Loved this! Secular pro-life makes me proud. I'm happy to know that some Atheists felt compelled to protect your right to an opinion even if it was contrary to their own. That is the true nature of a free thinker and it was quite shameful to come across so many inconsiderate fellow Atheists.
Cheers to your organization! I came here through the LifeSiteNews website and I wish you all the best.
Hi I just wanted to say I am a pro life atheist as well. I have had heated arguments with members of the local Pennsylvania non believer group about this issue. I began to realize they were just as irrational as the Christians the criticized. I went to the pro choice side after leaving Christianity for a while only because I thought it was a religious creation to violate the separation clause to legislate the prolife view in politics. But in my heart I have always been prolife. My Christian mother told me when I was about 5 years old I was told what abortion was and it made me cry because of what it entails. That was before I was ever in a church or read the bible. I think science is on the prolife side now more than ever.

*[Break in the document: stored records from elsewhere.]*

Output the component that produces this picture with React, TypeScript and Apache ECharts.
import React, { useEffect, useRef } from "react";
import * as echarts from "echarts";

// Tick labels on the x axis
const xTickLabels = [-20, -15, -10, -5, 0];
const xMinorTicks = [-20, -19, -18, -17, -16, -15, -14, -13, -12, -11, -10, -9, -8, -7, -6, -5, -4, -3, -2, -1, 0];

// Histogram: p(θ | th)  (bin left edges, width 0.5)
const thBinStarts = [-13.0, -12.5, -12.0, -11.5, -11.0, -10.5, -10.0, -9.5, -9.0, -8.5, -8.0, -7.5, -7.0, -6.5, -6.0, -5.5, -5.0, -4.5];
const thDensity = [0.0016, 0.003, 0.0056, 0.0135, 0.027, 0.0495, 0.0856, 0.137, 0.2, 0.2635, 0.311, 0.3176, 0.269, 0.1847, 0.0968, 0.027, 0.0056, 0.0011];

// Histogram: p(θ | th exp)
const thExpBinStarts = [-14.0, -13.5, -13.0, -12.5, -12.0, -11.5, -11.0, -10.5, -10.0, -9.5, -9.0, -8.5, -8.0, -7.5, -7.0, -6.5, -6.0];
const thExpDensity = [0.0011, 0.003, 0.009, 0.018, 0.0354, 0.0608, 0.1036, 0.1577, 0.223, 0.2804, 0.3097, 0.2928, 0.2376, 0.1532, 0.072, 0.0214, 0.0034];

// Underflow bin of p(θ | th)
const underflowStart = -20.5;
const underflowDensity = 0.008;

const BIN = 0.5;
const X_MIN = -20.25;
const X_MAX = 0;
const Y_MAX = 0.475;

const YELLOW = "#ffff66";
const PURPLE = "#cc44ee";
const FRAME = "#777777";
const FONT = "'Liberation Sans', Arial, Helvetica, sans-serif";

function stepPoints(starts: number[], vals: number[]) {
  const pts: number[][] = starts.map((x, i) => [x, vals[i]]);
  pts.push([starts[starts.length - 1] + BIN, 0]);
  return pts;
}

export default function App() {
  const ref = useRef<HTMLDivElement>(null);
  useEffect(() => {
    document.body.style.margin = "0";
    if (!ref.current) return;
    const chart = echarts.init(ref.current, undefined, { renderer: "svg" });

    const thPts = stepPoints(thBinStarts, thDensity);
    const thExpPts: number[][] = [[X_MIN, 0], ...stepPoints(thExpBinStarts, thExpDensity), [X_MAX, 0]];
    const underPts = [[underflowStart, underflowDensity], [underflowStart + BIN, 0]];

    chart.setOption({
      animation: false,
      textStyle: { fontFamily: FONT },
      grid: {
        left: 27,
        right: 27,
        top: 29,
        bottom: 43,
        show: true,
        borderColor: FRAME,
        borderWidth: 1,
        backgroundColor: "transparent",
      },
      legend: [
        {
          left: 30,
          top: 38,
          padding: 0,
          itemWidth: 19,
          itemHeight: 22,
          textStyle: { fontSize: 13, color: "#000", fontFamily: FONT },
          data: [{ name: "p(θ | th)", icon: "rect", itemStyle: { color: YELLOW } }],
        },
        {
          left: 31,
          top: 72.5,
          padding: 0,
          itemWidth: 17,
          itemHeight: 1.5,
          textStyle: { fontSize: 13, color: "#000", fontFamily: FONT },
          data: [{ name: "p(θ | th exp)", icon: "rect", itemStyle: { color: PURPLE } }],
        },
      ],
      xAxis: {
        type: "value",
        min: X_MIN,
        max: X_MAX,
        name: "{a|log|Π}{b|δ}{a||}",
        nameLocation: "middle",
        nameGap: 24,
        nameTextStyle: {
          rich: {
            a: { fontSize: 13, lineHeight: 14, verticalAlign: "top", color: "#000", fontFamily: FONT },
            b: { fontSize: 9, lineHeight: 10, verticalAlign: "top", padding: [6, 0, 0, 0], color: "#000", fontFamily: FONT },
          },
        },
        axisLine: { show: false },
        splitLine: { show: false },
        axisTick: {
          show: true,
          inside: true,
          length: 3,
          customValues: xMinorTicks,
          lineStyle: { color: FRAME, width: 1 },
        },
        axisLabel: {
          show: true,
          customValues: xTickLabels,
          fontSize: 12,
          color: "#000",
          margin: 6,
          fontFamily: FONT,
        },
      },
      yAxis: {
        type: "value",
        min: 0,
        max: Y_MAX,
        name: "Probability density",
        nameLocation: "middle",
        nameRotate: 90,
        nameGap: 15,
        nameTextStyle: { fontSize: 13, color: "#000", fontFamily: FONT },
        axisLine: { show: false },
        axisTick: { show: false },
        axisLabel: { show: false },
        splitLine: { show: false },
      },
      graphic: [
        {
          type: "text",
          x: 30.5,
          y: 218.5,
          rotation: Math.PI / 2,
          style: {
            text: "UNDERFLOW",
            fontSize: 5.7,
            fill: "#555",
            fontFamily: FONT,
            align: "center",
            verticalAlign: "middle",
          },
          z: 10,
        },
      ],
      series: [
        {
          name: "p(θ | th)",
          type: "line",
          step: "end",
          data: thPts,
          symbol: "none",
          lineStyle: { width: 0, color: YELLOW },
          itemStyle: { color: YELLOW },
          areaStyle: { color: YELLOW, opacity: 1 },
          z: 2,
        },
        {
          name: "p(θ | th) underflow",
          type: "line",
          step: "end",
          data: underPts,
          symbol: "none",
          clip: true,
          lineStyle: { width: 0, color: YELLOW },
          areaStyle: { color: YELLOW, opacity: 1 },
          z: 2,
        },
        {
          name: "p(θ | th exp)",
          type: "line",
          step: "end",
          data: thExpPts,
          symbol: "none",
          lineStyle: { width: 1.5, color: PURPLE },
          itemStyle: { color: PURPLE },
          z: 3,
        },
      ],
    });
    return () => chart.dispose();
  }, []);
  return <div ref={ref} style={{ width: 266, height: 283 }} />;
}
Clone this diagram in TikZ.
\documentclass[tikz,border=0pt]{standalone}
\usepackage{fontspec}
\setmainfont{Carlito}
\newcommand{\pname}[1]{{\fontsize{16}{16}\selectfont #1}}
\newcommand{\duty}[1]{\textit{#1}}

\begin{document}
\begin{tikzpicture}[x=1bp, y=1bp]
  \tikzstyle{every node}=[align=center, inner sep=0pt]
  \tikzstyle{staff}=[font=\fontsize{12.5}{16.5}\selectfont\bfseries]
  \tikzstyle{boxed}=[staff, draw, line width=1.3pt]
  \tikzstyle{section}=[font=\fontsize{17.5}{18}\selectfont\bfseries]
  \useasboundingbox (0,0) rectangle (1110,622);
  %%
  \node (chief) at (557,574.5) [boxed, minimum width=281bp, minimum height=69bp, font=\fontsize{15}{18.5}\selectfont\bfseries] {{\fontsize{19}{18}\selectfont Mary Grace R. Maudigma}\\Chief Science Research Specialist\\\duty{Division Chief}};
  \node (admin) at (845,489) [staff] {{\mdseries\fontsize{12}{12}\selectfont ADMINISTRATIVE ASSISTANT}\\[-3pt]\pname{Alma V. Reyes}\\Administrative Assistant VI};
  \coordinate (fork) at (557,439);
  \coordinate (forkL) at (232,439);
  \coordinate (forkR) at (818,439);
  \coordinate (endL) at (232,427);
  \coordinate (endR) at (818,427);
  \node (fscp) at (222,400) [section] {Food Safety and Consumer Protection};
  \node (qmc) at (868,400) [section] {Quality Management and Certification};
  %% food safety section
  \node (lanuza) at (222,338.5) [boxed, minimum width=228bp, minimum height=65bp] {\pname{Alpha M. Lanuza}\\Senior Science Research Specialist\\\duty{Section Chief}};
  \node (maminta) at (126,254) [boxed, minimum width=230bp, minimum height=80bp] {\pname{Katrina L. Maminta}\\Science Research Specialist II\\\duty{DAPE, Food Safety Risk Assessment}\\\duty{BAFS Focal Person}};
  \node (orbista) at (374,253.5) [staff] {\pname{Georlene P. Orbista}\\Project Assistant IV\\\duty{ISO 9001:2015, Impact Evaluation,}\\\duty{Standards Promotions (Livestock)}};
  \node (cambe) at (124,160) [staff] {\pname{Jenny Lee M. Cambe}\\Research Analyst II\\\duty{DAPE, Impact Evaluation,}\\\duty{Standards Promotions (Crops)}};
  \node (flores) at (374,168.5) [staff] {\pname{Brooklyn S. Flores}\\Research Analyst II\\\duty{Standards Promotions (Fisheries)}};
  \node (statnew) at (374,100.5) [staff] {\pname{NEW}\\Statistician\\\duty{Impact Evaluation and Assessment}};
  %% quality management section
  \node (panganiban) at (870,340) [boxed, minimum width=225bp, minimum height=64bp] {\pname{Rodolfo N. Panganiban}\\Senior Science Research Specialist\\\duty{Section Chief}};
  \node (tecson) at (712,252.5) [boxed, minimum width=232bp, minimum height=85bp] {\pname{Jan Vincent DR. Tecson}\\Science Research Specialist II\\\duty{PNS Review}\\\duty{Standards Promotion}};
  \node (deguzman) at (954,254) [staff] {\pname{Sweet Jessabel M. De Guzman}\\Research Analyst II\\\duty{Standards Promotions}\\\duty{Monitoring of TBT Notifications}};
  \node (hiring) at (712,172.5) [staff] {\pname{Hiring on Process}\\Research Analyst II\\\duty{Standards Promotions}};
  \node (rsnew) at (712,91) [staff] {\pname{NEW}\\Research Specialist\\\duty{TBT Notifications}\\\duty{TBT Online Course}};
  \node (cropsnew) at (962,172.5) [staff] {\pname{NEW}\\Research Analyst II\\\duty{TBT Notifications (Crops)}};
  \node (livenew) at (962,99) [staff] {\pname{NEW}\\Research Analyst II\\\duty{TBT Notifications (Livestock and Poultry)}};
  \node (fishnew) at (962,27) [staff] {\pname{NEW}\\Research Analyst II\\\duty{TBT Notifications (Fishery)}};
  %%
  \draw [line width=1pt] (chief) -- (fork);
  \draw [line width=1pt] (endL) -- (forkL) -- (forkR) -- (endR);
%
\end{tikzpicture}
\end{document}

What is ironic is atheists criticize religious people for rejecting evolution and yet those same atheists reject embryology if it proves their pro choice view wrong. Irrational thinking crosses all faiths or non faiths alike.
There is definitely a lot or irrationality with an issue as emotional as abortion.
Glad you found us. Please feel encouraged to join our FB page (facebook.com/secularprolife) so we can keep in contact. 🙂
The article and the comments are hilarious.